■ **REQUIREMENT**: Check every line below for the word "chart" and show those that hold it.

■ **RECORD EXCERPTS**:
^^^^^^^^^^^^^^^^

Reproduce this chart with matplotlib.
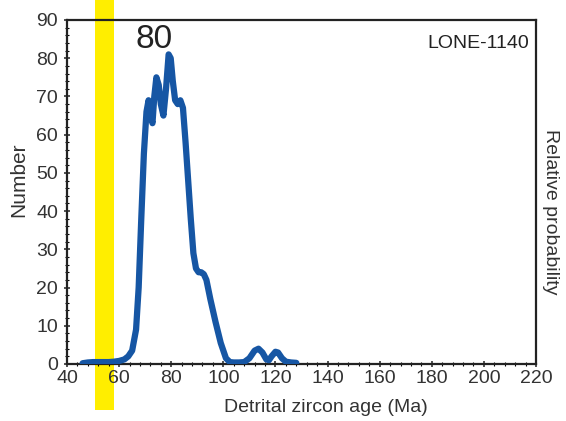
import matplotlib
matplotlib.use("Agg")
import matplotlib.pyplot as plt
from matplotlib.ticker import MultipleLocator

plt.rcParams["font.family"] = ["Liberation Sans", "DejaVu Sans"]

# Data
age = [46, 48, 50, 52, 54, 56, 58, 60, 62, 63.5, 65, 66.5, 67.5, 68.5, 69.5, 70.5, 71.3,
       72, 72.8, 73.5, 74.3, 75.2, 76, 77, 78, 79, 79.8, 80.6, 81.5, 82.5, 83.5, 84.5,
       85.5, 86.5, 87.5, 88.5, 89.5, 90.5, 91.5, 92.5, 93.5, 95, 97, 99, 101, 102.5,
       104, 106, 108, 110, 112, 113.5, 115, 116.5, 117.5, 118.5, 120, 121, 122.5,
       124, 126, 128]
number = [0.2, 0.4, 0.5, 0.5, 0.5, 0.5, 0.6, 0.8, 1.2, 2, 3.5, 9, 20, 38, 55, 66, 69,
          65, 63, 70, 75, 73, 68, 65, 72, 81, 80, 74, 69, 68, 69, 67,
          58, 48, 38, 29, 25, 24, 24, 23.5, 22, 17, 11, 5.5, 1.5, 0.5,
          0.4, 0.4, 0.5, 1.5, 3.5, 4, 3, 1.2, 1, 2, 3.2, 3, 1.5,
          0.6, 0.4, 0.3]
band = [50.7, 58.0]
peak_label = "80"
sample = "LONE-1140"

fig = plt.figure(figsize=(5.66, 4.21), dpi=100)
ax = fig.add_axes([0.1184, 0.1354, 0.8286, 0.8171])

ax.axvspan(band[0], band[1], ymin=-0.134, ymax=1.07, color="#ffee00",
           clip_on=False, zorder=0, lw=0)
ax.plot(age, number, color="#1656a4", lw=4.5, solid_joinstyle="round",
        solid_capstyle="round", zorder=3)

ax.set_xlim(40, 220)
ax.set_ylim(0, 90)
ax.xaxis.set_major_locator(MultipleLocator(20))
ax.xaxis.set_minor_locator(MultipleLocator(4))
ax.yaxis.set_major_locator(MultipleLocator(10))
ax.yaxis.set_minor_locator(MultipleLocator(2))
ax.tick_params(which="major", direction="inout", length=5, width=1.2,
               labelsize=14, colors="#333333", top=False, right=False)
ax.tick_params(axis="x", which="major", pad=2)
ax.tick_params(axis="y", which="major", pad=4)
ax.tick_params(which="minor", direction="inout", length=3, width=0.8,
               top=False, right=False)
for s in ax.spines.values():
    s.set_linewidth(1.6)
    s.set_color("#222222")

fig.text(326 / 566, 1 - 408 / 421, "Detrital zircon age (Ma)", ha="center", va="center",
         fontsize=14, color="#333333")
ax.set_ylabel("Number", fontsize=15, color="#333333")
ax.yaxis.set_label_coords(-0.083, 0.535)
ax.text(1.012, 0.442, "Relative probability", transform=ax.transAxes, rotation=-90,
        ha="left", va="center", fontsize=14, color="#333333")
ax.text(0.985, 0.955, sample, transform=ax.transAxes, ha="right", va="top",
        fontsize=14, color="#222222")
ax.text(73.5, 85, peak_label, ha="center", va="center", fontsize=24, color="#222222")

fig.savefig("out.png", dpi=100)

^^^^^^^^^^^^^^^^

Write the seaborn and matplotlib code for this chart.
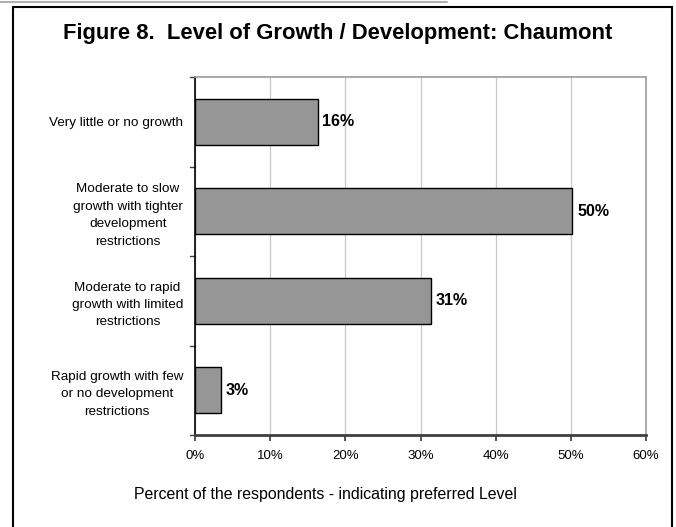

^^^^^^^^^^^^^^^^

■ **SOLUTION**:
Reproduce this chart with matplotlib.
Write the seaborn and matplotlib code for this chart.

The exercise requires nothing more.